Exercise description: Pictures are to be left out. Copy exactly the lines from the one containing "Recreate this image" to the one containing "from matplotlib.patches import FancyBboxPatch", both ends kept.

-- START Supplied entries --

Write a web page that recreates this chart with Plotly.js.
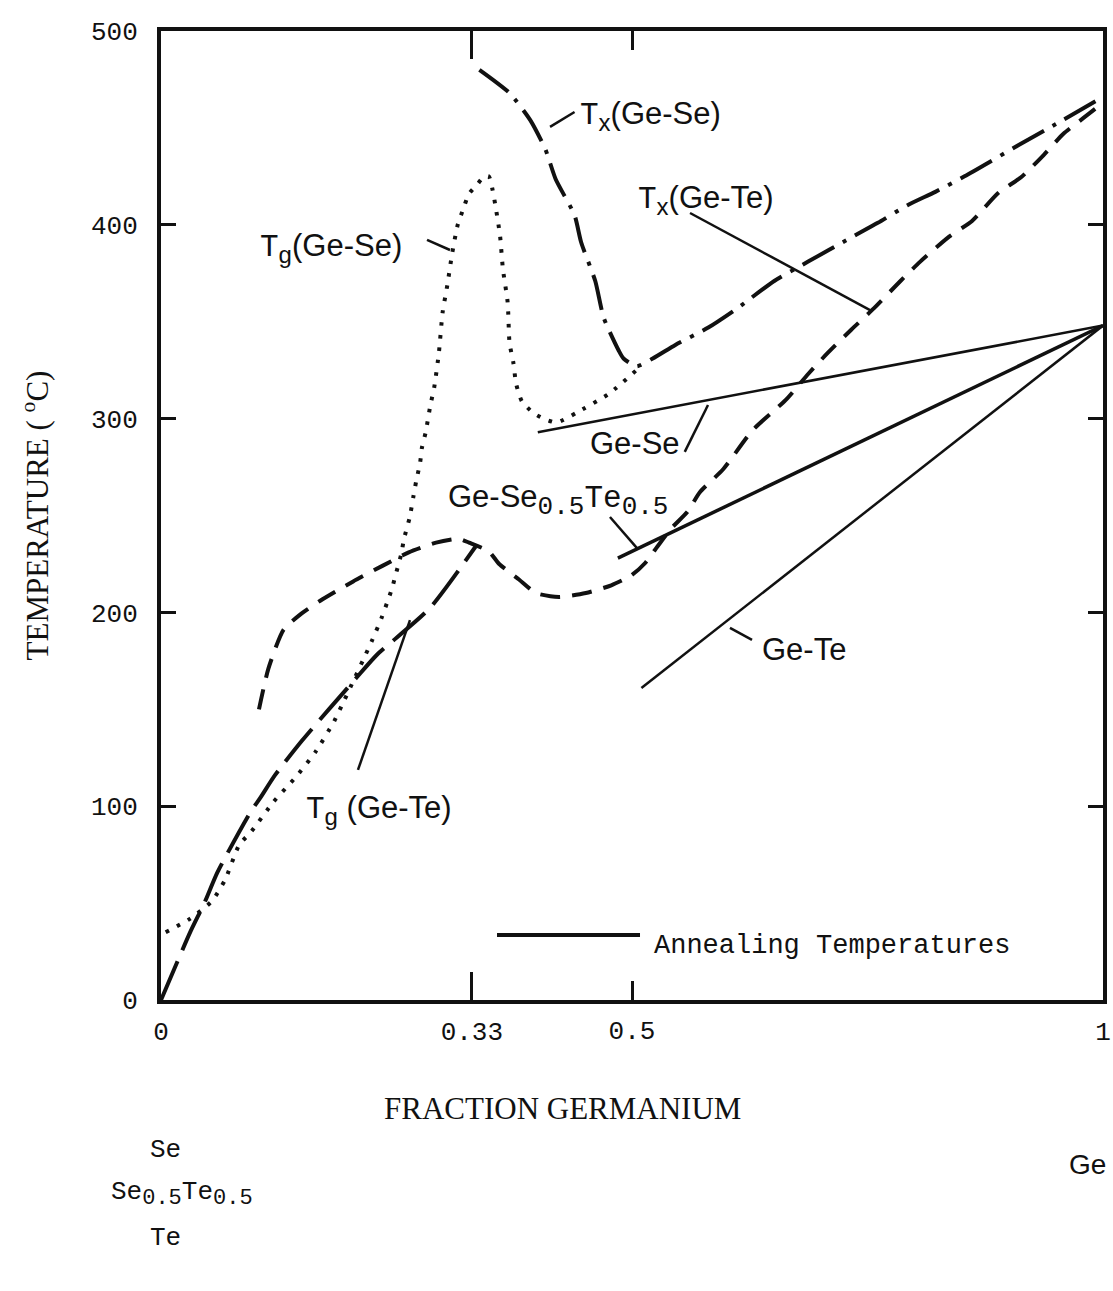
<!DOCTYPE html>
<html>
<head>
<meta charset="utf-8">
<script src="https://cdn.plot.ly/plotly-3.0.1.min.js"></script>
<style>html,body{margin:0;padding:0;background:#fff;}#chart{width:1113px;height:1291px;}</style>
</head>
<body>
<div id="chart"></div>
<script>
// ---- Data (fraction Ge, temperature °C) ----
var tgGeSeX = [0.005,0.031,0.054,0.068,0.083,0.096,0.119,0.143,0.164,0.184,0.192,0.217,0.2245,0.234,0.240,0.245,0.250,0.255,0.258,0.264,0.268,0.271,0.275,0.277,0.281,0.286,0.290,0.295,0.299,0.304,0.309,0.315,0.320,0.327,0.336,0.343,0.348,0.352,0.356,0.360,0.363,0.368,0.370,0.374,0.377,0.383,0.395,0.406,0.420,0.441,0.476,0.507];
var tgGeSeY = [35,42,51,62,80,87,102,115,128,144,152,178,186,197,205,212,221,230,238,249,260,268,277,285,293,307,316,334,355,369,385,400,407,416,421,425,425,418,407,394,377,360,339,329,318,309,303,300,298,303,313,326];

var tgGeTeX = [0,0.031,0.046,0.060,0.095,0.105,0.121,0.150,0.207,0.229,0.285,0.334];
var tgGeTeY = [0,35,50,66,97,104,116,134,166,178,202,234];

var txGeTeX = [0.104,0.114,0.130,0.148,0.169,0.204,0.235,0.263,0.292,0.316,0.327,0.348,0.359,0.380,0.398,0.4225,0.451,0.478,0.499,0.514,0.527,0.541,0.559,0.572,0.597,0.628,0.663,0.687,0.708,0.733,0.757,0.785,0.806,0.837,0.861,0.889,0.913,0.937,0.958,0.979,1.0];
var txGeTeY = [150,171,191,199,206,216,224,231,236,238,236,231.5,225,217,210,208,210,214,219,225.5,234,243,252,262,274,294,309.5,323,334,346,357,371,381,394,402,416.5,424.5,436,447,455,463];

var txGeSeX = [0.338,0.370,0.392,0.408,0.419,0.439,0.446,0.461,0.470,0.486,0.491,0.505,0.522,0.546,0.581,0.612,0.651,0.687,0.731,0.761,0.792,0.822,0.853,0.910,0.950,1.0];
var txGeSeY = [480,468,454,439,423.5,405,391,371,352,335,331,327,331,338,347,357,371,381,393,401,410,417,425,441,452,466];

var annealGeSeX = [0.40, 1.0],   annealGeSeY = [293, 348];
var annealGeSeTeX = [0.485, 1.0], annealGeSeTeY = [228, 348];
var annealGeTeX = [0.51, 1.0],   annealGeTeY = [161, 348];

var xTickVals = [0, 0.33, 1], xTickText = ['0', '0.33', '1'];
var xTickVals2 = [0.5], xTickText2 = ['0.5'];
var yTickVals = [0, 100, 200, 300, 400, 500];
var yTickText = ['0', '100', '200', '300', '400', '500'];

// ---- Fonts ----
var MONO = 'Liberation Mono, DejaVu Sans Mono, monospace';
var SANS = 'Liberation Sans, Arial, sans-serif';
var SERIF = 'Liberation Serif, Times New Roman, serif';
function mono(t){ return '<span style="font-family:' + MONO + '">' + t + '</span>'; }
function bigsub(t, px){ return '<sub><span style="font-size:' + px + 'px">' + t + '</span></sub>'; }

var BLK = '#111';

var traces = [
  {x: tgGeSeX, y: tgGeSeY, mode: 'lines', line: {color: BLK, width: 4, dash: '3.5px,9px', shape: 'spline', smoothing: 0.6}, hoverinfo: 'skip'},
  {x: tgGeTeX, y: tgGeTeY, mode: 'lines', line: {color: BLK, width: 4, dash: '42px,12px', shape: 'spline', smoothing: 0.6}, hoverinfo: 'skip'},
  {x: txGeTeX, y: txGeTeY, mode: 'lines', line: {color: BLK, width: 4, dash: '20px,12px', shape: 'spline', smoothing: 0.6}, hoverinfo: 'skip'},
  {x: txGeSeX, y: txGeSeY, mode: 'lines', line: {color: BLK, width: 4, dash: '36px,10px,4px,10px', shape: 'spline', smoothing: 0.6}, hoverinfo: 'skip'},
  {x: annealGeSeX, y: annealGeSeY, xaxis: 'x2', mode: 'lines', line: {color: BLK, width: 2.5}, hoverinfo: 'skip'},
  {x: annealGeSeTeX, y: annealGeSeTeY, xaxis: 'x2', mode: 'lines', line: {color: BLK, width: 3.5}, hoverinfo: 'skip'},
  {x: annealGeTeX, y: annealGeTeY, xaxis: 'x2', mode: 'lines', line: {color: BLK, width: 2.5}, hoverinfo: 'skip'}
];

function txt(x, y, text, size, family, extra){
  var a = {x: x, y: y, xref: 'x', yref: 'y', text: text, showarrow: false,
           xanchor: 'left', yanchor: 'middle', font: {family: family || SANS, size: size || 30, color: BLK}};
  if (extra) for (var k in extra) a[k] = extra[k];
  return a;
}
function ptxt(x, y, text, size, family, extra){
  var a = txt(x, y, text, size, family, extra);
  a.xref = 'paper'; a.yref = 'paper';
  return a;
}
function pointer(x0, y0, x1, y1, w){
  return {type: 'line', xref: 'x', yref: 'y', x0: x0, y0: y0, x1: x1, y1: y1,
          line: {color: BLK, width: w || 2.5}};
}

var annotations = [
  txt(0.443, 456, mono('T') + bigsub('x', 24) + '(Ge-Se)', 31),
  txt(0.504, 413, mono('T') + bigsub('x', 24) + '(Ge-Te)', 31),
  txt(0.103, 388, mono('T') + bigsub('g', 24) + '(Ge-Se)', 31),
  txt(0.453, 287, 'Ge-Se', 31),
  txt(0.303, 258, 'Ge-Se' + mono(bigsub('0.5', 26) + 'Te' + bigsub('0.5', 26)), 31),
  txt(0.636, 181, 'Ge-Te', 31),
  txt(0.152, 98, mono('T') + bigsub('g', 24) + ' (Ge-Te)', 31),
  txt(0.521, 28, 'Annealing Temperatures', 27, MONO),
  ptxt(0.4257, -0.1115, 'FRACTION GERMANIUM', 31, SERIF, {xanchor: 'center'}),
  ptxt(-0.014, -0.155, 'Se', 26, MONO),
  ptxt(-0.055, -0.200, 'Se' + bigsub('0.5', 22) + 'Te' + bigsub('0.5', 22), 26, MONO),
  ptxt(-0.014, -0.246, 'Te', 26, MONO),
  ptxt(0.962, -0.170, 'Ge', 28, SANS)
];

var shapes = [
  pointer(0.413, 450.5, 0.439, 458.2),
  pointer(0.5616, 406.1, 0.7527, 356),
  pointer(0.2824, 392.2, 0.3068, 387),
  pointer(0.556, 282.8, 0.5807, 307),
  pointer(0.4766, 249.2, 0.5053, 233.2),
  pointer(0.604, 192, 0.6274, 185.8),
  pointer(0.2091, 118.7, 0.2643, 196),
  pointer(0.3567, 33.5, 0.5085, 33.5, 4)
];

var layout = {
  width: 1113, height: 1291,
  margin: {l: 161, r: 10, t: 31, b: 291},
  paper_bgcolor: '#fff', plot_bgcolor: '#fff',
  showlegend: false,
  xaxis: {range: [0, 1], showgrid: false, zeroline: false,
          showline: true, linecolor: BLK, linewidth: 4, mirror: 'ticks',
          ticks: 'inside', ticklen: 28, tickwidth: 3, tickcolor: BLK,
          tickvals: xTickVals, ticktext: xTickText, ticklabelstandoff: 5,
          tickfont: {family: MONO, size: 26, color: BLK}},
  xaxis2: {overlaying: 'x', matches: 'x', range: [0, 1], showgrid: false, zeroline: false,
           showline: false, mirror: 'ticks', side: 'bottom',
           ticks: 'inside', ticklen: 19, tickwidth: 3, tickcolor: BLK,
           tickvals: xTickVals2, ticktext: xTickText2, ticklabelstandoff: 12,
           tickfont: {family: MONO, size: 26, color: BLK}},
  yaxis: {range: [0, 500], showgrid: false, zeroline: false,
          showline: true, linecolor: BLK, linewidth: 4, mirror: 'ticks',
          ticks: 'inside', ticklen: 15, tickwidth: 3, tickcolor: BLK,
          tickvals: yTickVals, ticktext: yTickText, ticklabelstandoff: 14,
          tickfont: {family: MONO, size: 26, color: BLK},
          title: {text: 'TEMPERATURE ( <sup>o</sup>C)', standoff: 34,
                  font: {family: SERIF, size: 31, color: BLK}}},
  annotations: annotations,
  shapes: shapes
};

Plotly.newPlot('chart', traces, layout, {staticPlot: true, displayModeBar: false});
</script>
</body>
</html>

-- END Supplied entries --
-- START Supplied entries --

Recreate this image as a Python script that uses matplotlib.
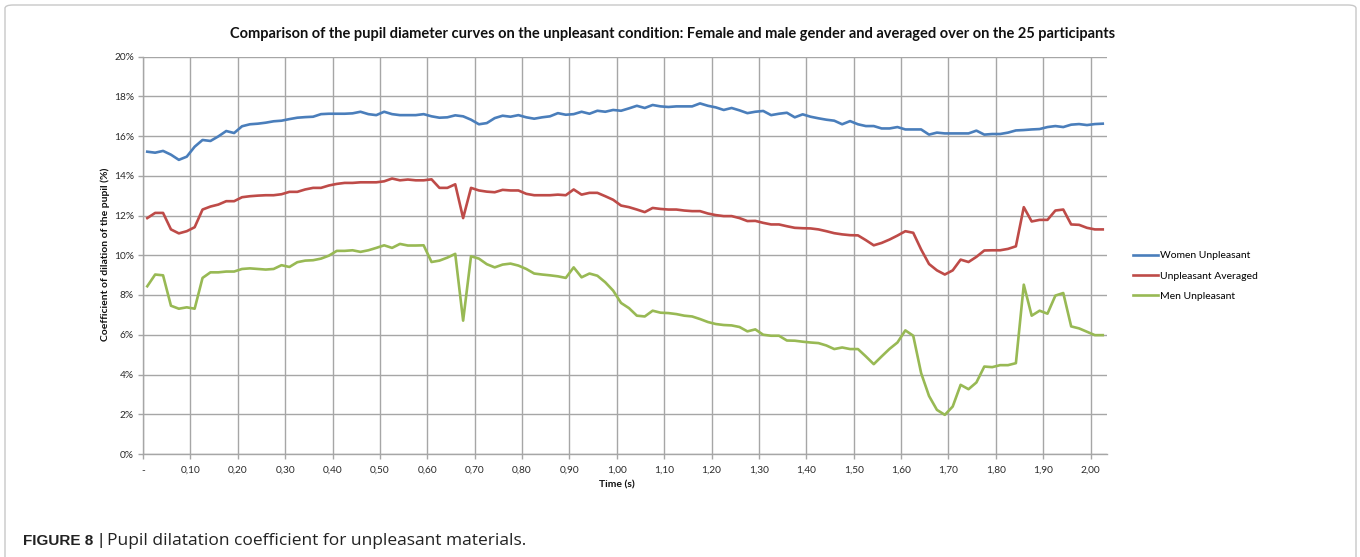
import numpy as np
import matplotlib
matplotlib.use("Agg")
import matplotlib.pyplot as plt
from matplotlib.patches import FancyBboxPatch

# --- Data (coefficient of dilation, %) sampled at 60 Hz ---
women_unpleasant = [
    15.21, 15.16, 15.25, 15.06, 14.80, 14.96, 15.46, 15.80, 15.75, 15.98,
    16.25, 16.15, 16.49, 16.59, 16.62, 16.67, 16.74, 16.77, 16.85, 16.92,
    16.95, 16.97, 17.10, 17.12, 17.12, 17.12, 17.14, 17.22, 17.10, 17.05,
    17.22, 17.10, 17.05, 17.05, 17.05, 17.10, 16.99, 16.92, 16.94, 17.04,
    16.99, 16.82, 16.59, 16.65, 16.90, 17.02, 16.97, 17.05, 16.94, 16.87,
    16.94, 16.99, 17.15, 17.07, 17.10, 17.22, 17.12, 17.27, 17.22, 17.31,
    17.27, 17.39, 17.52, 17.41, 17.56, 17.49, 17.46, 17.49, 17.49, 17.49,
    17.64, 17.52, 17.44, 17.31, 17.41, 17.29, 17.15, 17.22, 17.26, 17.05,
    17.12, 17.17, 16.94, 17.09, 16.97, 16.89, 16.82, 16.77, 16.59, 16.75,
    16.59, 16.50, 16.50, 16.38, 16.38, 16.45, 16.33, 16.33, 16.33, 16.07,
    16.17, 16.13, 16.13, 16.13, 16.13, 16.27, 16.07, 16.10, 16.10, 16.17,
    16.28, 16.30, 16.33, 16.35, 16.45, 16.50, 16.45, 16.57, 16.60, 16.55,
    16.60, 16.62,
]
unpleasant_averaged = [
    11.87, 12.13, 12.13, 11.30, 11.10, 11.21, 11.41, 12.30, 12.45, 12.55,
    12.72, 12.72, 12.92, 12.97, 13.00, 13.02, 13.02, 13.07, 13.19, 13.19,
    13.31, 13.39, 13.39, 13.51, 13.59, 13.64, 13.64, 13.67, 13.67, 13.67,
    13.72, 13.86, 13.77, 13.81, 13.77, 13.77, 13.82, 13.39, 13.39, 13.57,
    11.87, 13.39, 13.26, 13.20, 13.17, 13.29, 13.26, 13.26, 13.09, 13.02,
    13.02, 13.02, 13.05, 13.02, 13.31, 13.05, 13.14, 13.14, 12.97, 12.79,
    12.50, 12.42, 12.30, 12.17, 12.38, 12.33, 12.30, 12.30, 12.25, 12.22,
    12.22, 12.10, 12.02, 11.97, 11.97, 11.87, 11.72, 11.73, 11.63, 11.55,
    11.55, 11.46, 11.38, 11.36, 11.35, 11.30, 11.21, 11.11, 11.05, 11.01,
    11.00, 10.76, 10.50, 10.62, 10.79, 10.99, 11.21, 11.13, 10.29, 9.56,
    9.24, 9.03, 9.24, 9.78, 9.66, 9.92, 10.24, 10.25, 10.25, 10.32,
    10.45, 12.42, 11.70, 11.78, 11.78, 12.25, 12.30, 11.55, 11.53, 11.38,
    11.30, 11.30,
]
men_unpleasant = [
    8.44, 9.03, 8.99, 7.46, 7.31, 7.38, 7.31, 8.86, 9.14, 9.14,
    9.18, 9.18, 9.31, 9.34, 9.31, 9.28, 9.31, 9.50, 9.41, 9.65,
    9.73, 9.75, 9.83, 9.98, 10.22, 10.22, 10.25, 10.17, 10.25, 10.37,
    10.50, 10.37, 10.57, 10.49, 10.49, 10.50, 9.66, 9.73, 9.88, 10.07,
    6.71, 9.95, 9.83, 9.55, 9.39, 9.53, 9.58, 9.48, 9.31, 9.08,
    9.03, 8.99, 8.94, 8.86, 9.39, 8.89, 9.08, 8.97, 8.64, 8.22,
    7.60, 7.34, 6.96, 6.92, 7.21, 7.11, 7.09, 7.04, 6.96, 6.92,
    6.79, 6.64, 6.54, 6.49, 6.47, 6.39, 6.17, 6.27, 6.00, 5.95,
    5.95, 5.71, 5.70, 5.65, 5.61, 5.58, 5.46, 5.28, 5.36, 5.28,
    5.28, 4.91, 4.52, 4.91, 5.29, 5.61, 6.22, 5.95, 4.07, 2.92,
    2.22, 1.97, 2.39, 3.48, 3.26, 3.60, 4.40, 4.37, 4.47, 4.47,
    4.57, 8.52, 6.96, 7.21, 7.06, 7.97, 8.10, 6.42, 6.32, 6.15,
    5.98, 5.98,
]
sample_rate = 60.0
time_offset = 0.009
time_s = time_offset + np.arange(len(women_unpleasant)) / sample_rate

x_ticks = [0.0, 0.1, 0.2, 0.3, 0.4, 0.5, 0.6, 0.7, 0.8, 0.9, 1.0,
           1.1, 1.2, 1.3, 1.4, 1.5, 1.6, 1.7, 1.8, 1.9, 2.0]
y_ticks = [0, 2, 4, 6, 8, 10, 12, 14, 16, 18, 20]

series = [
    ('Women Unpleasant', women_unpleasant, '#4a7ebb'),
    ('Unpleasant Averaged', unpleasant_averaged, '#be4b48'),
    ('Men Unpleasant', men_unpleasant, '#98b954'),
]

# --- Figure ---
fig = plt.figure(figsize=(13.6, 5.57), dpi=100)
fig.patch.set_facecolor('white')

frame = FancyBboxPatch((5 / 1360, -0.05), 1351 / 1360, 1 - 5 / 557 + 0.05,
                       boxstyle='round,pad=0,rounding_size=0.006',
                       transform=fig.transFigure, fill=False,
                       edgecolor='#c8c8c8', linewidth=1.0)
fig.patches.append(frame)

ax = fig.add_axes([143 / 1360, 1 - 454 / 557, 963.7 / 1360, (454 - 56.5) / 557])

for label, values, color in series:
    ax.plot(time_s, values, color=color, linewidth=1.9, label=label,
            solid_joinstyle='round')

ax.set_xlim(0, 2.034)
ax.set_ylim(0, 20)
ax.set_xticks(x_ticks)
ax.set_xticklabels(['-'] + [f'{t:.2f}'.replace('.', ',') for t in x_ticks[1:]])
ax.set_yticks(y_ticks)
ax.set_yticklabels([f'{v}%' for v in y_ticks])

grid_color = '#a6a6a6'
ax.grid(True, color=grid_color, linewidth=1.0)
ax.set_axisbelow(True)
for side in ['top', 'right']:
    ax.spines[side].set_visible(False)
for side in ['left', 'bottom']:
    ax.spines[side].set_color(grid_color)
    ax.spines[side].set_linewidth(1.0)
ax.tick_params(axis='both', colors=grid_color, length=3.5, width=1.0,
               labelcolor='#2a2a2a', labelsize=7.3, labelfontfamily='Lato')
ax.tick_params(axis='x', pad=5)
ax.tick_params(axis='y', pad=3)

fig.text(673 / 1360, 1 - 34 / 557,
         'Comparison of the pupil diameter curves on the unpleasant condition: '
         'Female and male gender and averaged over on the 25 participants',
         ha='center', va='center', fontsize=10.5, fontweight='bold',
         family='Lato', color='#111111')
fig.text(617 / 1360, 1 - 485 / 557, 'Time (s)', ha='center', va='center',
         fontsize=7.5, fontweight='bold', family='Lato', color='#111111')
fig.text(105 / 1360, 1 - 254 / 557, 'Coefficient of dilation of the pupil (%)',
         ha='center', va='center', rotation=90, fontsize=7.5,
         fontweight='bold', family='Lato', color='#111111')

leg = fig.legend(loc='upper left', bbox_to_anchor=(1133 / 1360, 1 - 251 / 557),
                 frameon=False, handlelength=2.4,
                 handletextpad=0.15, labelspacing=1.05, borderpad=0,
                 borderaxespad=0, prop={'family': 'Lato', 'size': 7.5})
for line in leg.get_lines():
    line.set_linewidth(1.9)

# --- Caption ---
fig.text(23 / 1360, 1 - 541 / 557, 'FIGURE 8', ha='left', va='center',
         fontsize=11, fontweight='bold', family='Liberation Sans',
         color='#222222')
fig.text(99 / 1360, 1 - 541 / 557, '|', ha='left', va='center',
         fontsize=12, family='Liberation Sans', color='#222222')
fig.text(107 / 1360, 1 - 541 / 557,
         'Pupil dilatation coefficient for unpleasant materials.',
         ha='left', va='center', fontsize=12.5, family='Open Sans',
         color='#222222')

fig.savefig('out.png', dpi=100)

-- END Supplied entries --

The result:
Recreate this image as a Python script that uses matplotlib.
import numpy as np
import matplotlib
matplotlib.use("Agg")
import matplotlib.pyplot as plt
from matplotlib.patches import FancyBboxPatch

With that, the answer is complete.